A new study by M. Shalankin, published on arXiv, systematically demonstrates that Vision-Language Models (VLMs) exhibit a visual anchoring bias when images contain embedded numeric anchors. Testing six VLMs from five different architectural families, the researchers found that numeric cues like scores or ratings sway the model's quality judgments dramatically — with ANOVA eta² values ranging from 0.18 to 0.77 (all p < 0.001). Critically, the anchoring effect was 2.5 times larger than the effect of severe image quality degradation (e.g., heavy blur or noise), confirming the bias is cognitive rather than purely visual.

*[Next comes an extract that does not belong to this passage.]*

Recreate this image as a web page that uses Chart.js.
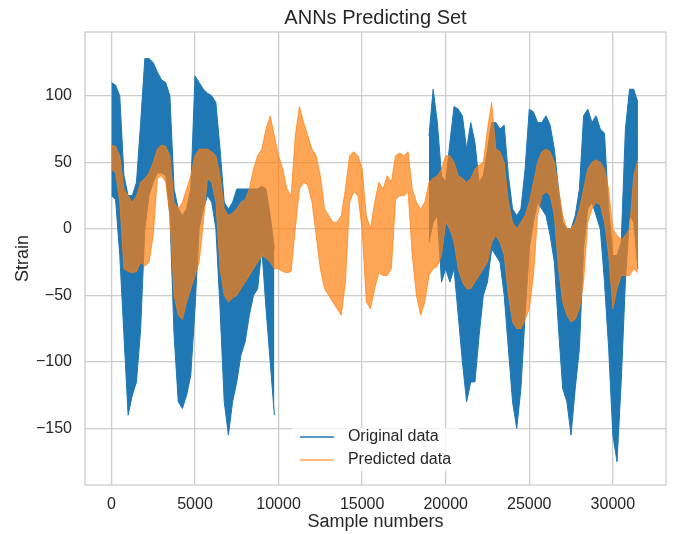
<!DOCTYPE html>
<html>
<head>
<meta charset="utf-8">
<title>ANNs Predicting Set</title>
<script src="https://cdn.jsdelivr.net/npm/chart.js@4.4.1/dist/chart.umd.min.js"></script>
<style>
  body { margin: 0; background: #fff; }
  #wrap { width: 673px; height: 534px; }
</style>
</head>
<body>
<div id="wrap"><canvas id="strainChart" width="673" height="534"></canvas></div>
<script>
// sample positions (every 250 samples) and the upper / lower envelope of each series
const sampleIdx = [
  0, 250, 500, 750, 1000, 1250, 1500, 1750, 2000, 2250,
  2500, 2750, 3000, 3250, 3500, 3750, 4000, 4250, 4500, 4750,
  5000, 5250, 5500, 5750, 6000, 6250, 6500, 6750, 7000, 7250,
  7500, 7750, 8000, 8250, 8500, 8750, 9000, 9250, 9500, 9750,
  10000, 10250, 10500, 10750, 11000, 11250, 11500, 11750, 12000, 12250,
  12500, 12750, 13000, 13250, 13500, 13750, 14000, 14250, 14500, 14750,
  15000, 15250, 15500, 15750, 16000, 16250, 16500, 16750, 17000, 17250,
  17500, 17750, 18000, 18250, 18500, 18750, 19000, 19250, 19500, 19750,
  20000, 20250, 20500, 20750, 21000, 21250, 21500, 21750, 22000, 22250,
  22500, 22750, 23000, 23250, 23500, 23750, 24000, 24250, 24500, 24750,
  25000, 25250, 25500, 25750, 26000, 26250, 26500, 26750, 27000, 27250,
  27500, 27750, 28000, 28250, 28500, 28750, 29000, 29250, 29500, 29750,
  30000, 30250, 30500, 30750, 31000, 31250, 31500
];
const originalHi = [
  110, 108, 100, 40, 25, 25, 35, 80, 128, 128,
  125, 118, 112, 110, 100, 30, 15, 10, 15, 30,
  115, 110, 105, 102, 100, 95, 60, 20, 15, 20,
  30, 30, 30, 30, 30, 30, 32, 30, 10, -15,
  null, null, null, null, null, null, null, null, null, null,
  null, null, null, null, null, null, null, null, null, null,
  null, null, null, null, null, null, null, null, null, null,
  null, null, null, null, null, null, 70, 105, 80, 40,
  35, 65, 92, 90, 85, 60, 80, 65, 35, 40,
  60, 80, 80, 75, 78, 40, 15, 10, 15, 45,
  90, 88, 80, 80, 85, 78, 60, 30, 5, 0,
  0, 10, 30, 85, 90, 80, 85, 75, 72, 15,
  -20, -20, -10, 75, 105, 105, 95
];
const originalLo = [
  25, 22, -20, -80, -140, -125, -115, -75, 0, 25,
  35, 42, 42, 40, 10, -80, -130, -135, -125, -110,
  -60, 0, 15, 25, 20, 0, -60, -130, -155, -130,
  -115, -95, -85, -65, -50, -45, -15, -60, -100, -140,
  null, null, null, null, null, null, null, null, null, null,
  null, null, null, null, null, null, null, null, null, null,
  null, null, null, null, null, null, null, null, null, null,
  null, null, null, null, null, null, -10, 5, 10, -40,
  -30, -40, -30, -65, -100, -130, -115, -115, -80, -50,
  -40, -15, -20, -25, -50, -90, -130, -150, -120, -65,
  -15, 5, 20, 15, 10, -5, -25, -75, -120, -130,
  -155, -120, -90, -15, 15, 20, 10, 0, -40, -90,
  -155, -175, -115, -40, 10, 5, -30
];
const predictedHi = [
  63, 62, 55, 30, 25, 20, 25, 35, 38, 42,
  50, 60, 63, 62, 55, 20, 15, 20, 30, 40,
  55, 60, 60, 60, 58, 55, 40, 15, 10, 12,
  15, 20, 22, 30, 45, 55, 60, 75, 85, 70,
  55, 45, 30, 25, 70, 92, 80, 70, 60, 55,
  40, 15, 10, 5, 5, 10, 30, 55, 58, 55,
  45, 10, 0, 20, 35, 30, 40, 35, 55, 57,
  55, 58, 30, 20, 15, 20, 35, 38, 40, 45,
  55, 55, 50, 40, 38, 35, 38, 45, 48, 50,
  75, 95, 60, 58, 50, 20, 5, 0, 5, 10,
  20, 35, 50, 58, 60, 58, 50, 30, 10, 0,
  0, 5, 15, 30, 45, 50, 52, 50, 45, 30,
  0, -5, -8, -5, 0, 40, 52
];
const predictedLo = [
  45, 42, 20, -30, -32, -33, -32, -25, -28, -25,
  -5, 38, 40, 35, 10, -50, -65, -68, -55, -45,
  -35, -25, 5, 38, 35, 20, -30, -50, -55, -52,
  -50, -45, -40, -35, -30, -25, -20, -22, -25, -30,
  -30, -32, -33, -32, 0, 30, 35, 33, 20, -5,
  -30, -45, -50, -55, -60, -65, -40, 20, 28, 25,
  0, -55, -60, -45, -33, -35, -35, -30, 22, 25,
  25, 28, -20, -50, -65, -55, -35, -30, -28, -20,
  5, 0, -10, -30, -40, -45, -45, -40, -35, -30,
  -25, -10, -5, -10, -20, -50, -70, -75, -75, -68,
  -60, -35, 10, 25, 28, 25, 10, -30, -55, -65,
  -70, -68, -60, -40, 5, 15, 20, 18, 5, -20,
  -60, -45, -35, -35, -35, -30, -33
];

const xTicks = [0, 5000, 10000, 15000, 20000, 25000, 30000];
const yTicks = [-150, -100, -50, 0, 50, 100];
const xRange = [-1580, 33180];
const yRange = [-192.5, 148];

const BLUE = '#1f77b4';
const ORANGE = 'rgba(255,127,14,0.7)';
const GRID = '#cccccc';
const INK = '#262626';
const FAMILY = '"Liberation Sans", Arial, Helvetica, sans-serif';

Chart.defaults.font.family = FAMILY;

const toPoints = arr => sampleIdx.map((s, i) => ({ x: s, y: arr[i] }));

const lineStyle = (color) => ({
  borderColor: color,
  backgroundColor: color,
  borderWidth: 1,
  pointRadius: 0,
  tension: 0,
  spanGaps: false
});

// frame, title and legend drawn on top of the plot
const decor = {
  id: 'decor',
  beforeDraw(chart) {
    const ctx = chart.ctx;
    ctx.save();
    ctx.fillStyle = '#fff';
    ctx.fillRect(0, 0, chart.width, chart.height);
    ctx.restore();
  },
  afterDraw(chart) {
    const { ctx, chartArea: a } = chart;
    ctx.save();
    ctx.strokeStyle = GRID;
    ctx.lineWidth = 1.3;
    ctx.strokeRect(a.left, a.top, a.right - a.left, a.bottom - a.top);

    ctx.fillStyle = INK;
    ctx.font = '20px ' + FAMILY;
    ctx.textAlign = 'center';
    ctx.textBaseline = 'middle';
    ctx.fillText('ANNs Predicting Set', (a.left + a.right) / 2, 18);

    // legend, lower center
    const items = [
      { text: 'Original data', color: BLUE },
      { text: 'Predicted data', color: ORANGE }
    ];
    ctx.font = '16px ' + FAMILY;
    const textW = Math.max(...items.map(it => ctx.measureText(it.text).width));
    const w = 8 + 34 + 14 + textW + 8;
    const left = (a.left + a.right) / 2 - w / 2;
    ctx.fillStyle = 'rgba(255,255,255,0.8)';
    ctx.fillRect(left, a.bottom - 57, w, 43);
    items.forEach((it, i) => {
      const y = a.bottom - 48 + i * 23;
      ctx.strokeStyle = it.color;
      ctx.lineWidth = 1.3;
      ctx.beginPath();
      ctx.moveTo(left + 8, y);
      ctx.lineTo(left + 42, y);
      ctx.stroke();
      ctx.fillStyle = INK;
      ctx.textAlign = 'left';
      ctx.fillText(it.text, left + 56, y);
    });
    ctx.restore();
  }
};

new Chart(document.getElementById('strainChart'), {
  type: 'line',
  data: {
    datasets: [
      { label: 'Original data', data: toPoints(originalHi), fill: false, order: 2, ...lineStyle(BLUE) },
      { label: 'Original data (low)', data: toPoints(originalLo), fill: '-1', order: 2, ...lineStyle(BLUE) },
      { label: 'Predicted data', data: toPoints(predictedHi), fill: false, order: 1, ...lineStyle(ORANGE) },
      { label: 'Predicted data (low)', data: toPoints(predictedLo), fill: '-1', order: 1, ...lineStyle(ORANGE) }
    ]
  },
  options: {
    responsive: false,
    animation: false,
    layout: { padding: { top: 32, right: 7, left: 0, bottom: 0 } },
    plugins: {
      legend: { display: false },
      title: { display: false },
      tooltip: { enabled: false }
    },
    scales: {
      x: {
        type: 'linear',
        min: xRange[0],
        max: xRange[1],
        afterBuildTicks: s => { s.ticks = xTicks.map(v => ({ value: v })); },
        afterFit: s => { s.height = 49; },
        grid: { color: GRID, lineWidth: 1.3, drawTicks: false },
        border: { display: false },
        ticks: { color: INK, font: { size: 16 }, padding: 10, maxRotation: 0, autoSkip: false, callback: v => String(v) },
        title: { display: true, text: 'Sample numbers', color: INK, font: { size: 18 }, padding: { top: 0, bottom: 1 } }
      },
      y: {
        min: yRange[0],
        max: yRange[1],
        afterBuildTicks: s => { s.ticks = yTicks.map(v => ({ value: v })); },
        afterFit: s => { s.width = 85; },
        grid: { color: GRID, lineWidth: 1.3, drawTicks: false },
        border: { display: false },
        ticks: { color: INK, font: { size: 16 }, padding: 13, callback: v => (v < 0 ? '\u2212' + Math.abs(v) : String(v)) },
        title: { display: true, text: 'Strain', color: INK, font: { size: 18 }, padding: { top: 12, bottom: 0 } }
      }
    }
  },
  plugins: [decor]
});
</script>
</body>
</html>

Using layer-wise probing, the paper reveals a clear dissociation: layers where anchor classification saturates (typically layers L12–L34) are suboptimal for actual quality prediction. The optimal layers for quality run deeper, with R² values between 0.69 and 0.91, suggesting VLMs separate these tasks across depth. A fusion analysis further shows architecture-dependent integration patterns — two models fuse anchor and quality signals as early as L1–L2, while three others show partial or no fusion at all, indicating that visual anchoring bias is not a monolithic flaw but varies by design.
These findings provide a causal account of a previously underexplored vulnerability in VLMs. As these models are increasingly used for content moderation, image generation evaluation, and automated quality scoring, the presence of numbers in images could silently skew outputs. The study calls for careful handling of numerical elements in training data and prompts, and suggests that deeper layers may offer more reliable quality assessments.
- Anchor effects are 2.5x larger than severe image quality degradation in all six tested VLMs.
- Optimal quality prediction layers (R² = 0.69–0.91) are consistently deeper than anchor classification saturation layers (L12–L34).
- Integration of anchor and quality signals varies by architecture: instant fusion in two models (L1–L2) vs. partial or none in three others.
Why It Matters
VLMs cannot be trusted when images contain numbers — a critical flaw for automated quality scoring and content moderation.